На другой день Пушкин привез мне обещанное кольцо с тремя бриллиантами и хотел было провести у меня несколько часов; но мне нужно было ехать с графинею Ивелич, и я предложила ему прокатиться к ней в лодке. Он согласился, и я опять увидела его почти таким же любезным, каким он бывал в Тригорском. Он шутил с лодочником, уговаривая его быть осторожным и не утопить нас. Потом мы заговорили о Веневитинове, и он сказал: «Pourquoi l’avez vous laissé mourir? Il était aussi amoureux de vous, n’est-ce pas?»[531] На это я отвечала ему, что Веневитинов оказывал мне только нежное участие и дружбу и что сердце его давно уже принадлежало другой. Тут кстати я рассказала ему о наших беседах с Веневитиновым, полных той высокой чистоты и нравственности, которыми он отличался; о желании его нарисовать мой портрет и о моей скорби, когда я получила от Хомякова его посмертное изображение. Пушкин слушал мой рассказ внимательно, выражая только по временам досаду, что так рано умер чудный поэт… Вскоре мы пристали к берегу, и наша беседа кончилась.

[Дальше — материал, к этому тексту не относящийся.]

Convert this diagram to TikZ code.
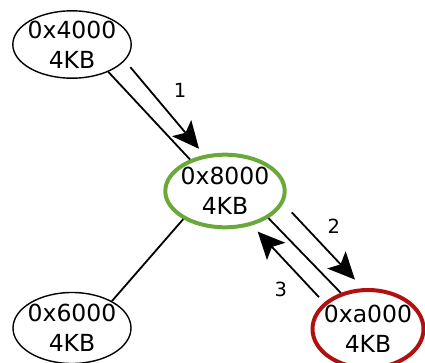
\documentclass[tikz,border=0pt]{standalone}
\usepackage{fontspec}
\setmainfont{DejaVu Sans}
\usetikzlibrary{shapes.geometric,arrows.meta}
\definecolor{okgreen}{RGB}{106,168,58}
\definecolor{badred}{RGB}{178,16,16}
\begin{document}
\begin{tikzpicture}[x=1pt,y=-1pt,
  page/.style={ellipse, draw, line width=1.4pt, inner xsep=-20pt, inner ysep=-12pt,
    align=center, font=\fontsize{23.5}{30}\selectfont},
  link/.style={line width=1.8pt},
  move/.style={line width=1.8pt, -{Stealth[length=27pt,width=25pt,inset=6pt]}},
  steplabel/.style={font=\fontsize{19.5}{24}\selectfont, inner sep=0pt}]
\useasboundingbox (0,0) rectangle (425,362);

% memory pages
\node[page, minimum width=118.4pt, minimum height=67.4pt] (p4) at (72,44.5) {0x4000\\4KB};
\node[page, draw=okgreen, line width=4pt, minimum width=119.4pt, minimum height=72.6pt] (p8) at (225,191) {0x8000\\4KB};
\node[page, minimum width=118pt, minimum height=71pt] (p6) at (72,328) {0x6000\\4KB};
\node[page, draw=badred, line width=4pt, minimum width=111pt, minimum height=78pt] (pa) at (368,329) {0xa000\\4KB};

% links between pages
\draw[link] (p4.-37.2) -- (p8.138.3);
\draw[link] (p8.-32.6) -- (pa.127.2);
\draw[link] (p8.-146.1) -- (p6.34.6);

% numbered moves
\draw[move, shorten <=8.5pt, shorten >=8pt] (p4.-17.5) -- (p8.120.1);
\draw[move, shorten <=12.25pt, shorten >=11.7pt] (p8.-12.9) -- (pa.97.2);
\draw[move, shorten <=7.4pt, shorten >=8.4pt] (pa.149) -- (p8.-52.5);

\node[steplabel] (l1) at (180,90) {1};
\node[steplabel] (l2) at (333.8,226.7) {2};
\node[steplabel] (l3) at (280.8,289.5) {3};
\end{tikzpicture}
\end{document}
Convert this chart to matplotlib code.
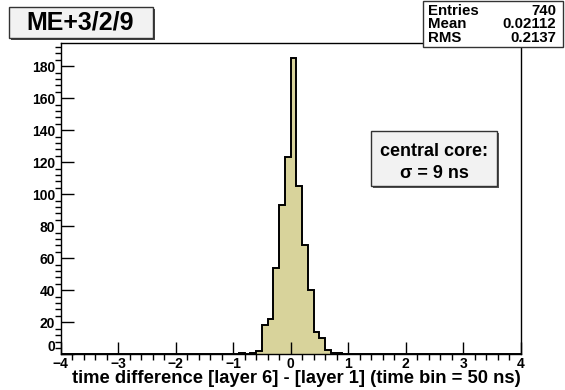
import numpy as np
import matplotlib.pyplot as plt
from matplotlib.patches import Rectangle

plt.rcParams['font.family'] = ['Liberation Sans', 'DejaVu Sans']
plt.rcParams['font.weight'] = 'bold'

# histogram contents (bin width 0.1, range -4..4), only non-empty bins
bin_low = [-0.9, -0.8, -0.7, -0.6, -0.5, -0.4, -0.3, -0.2, -0.1, 0.0,
           0.1, 0.2, 0.3, 0.4, 0.5, 0.6, 0.7, 0.8]
counts = [1, 0, 1, 2, 18, 22, 54, 93, 123, 185,
          105, 68, 40, 14, 10, 3, 1, 1]
x_min, x_max, n_bins = -4, 4, 80

title = 'ME+3/2/9'
stats_names = ['Entries', 'Mean', 'RMS']
stats_vals = ['740', '0.02112', '0.2137']
note_lines = ['central core:', 'σ = 9 ns']
xlabel = 'time difference [layer 6] - [layer 1] (time bin = 50 ns)'

edges = np.linspace(x_min, x_max, n_bins + 1)
h = np.zeros(n_bins)
for lo, c in zip(bin_low, counts):
    h[int(round((lo - x_min) / 0.1))] = c

fig = plt.figure(figsize=(5.65, 3.9), dpi=100)
ax = fig.add_axes([0.1074, 0.0915, 0.8142, 0.7975])

ax.stairs(h, edges, fill=True, color='#d8d39b')
ax.stairs(h, edges, color='black', linewidth=1.4)

ax.set_xlim(x_min, x_max)
ax.set_ylim(0, max(counts) * 1.05)
ax.set_xticks(np.arange(-4, 5, 1))
ax.set_xticks(np.arange(-4, 4.01, 0.2), minor=True)
ax.set_yticks(np.arange(0, 181, 20))
ax.set_yticks(np.arange(0, 194, 4), minor=True)
ax.tick_params(direction='in', labelsize=10, width=1, color='black')
ax.tick_params(axis='x', which='major', length=9, pad=2)
ax.tick_params(axis='x', which='minor', length=4.5, width=1)
ax.tick_params(axis='y', which='major', length=9, pad=4)
ax.tick_params(axis='y', which='minor', length=4.5, width=1)
for lab in ax.get_xticklabels() + ax.get_yticklabels():
    lab.set_fontweight('bold')
ax.get_yticklabels()[0].set_va('bottom')
for s in ax.spines.values():
    s.set_linewidth(1)

ax.set_xlabel(xlabel, fontsize=13.2, fontweight='bold', loc='right', labelpad=-1)

# title box with shadow
fig.patches.append(Rectangle((11 / 565, 1 - 40 / 390), 144 / 565, 31 / 390,
                             transform=fig.transFigure, facecolor='#444444', edgecolor='none'))
fig.patches.append(Rectangle((9 / 565, 1 - 38 / 390), 144 / 565, 31 / 390,
                             transform=fig.transFigure, facecolor='#f2f2f2',
                             edgecolor='#333333', linewidth=1))
fig.text(80 / 565, 1 - 23 / 390, title, fontsize=18, fontweight='bold',
         ha='center', va='center')

# stats box
fig.patches.append(Rectangle((423 / 565, 1 - 47 / 390), 140 / 565, 46 / 390,
                             transform=fig.transFigure, facecolor='white',
                             edgecolor='#333333', linewidth=1))
for i, (nm, v) in enumerate(zip(stats_names, stats_vals)):
    y = 1 - (11 + 13.5 * i) / 390
    fig.text(428 / 565, y, nm, fontsize=10.8, fontweight='bold', va='center', ha='left')
    fig.text(556 / 565, y, v, fontsize=10.8, fontweight='bold', va='center', ha='right')

# central core note
fig.patches.append(Rectangle((373 / 565, 1 - 188 / 390), 126 / 565, 55 / 390,
                             transform=fig.transFigure, facecolor='#555555', edgecolor='none'))
fig.patches.append(Rectangle((371 / 565, 1 - 186 / 390), 126 / 565, 55 / 390,
                             transform=fig.transFigure, facecolor='#f2f2f2',
                             edgecolor='#333333', linewidth=1))
fig.text(434 / 565, 1 - 152 / 390, note_lines[0], fontsize=13, fontweight='bold',
         ha='center', va='center')
fig.text(434 / 565, 1 - 173 / 390, note_lines[1], fontsize=13, fontweight='bold',
         ha='center', va='center')

fig.savefig('out.png', dpi=100, facecolor='white')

Коснувшись светлых воспоминаний о Веневитинове, я не могу воздержаться, чтобы не выписать стихов Дельвига, написанных на смерть его в моем черном альбоме, рядом с портретом Веневитинова: они напоминают прекрасную душу так рано оставившего нас поэта[532].
Юноша милый! на миг ты в наши игры вмешался.
Розе подобный красой, как филомела ты пел.
Сколько в тебе потеряла любовь поцелуев и песен!
Сколько желаний и ласк, новых, прекрасных, как ты!
Дева, не плачь! я на прахе его в красоте расцветаю.
Сладость он жизни вкусив, горечь оставил другим.
Ах! И любовь бы изменою душу певца отравила!
Счастлив, кто прожил, как он, век соловьиный и мой.
Зимой 1828 года Пушкин писал «Полтаву» и, полный ее поэтических образов и гармонических стихов, часто входил ко мне в комнату, повторяя последний написанный им стих; так он раз вошел, громко произнося:
Ударил бой, Полтавский бой![533]
Он это делал всегда, когда его занимал какой-нибудь стих, удавшийся ему или почему-нибудь запавший ему в душу. Он, например, в Тригорском беспрестанно повторял:
Обманет, не придет она!..[534]
Посещая меня, он рассказывал иногда о своих беседах с друзьями и однажды, встретив у меня Дельвига с женою, передал свой разговор с Крыловым, во время которого, между прочим, был спор о том, можно ли сказать: «бывывало»? Кто-то заметил, что можно даже сказать: «бывывывало». — «Очень можно, — проговорил Крылов, — да только этого и трезвому не выговорить!»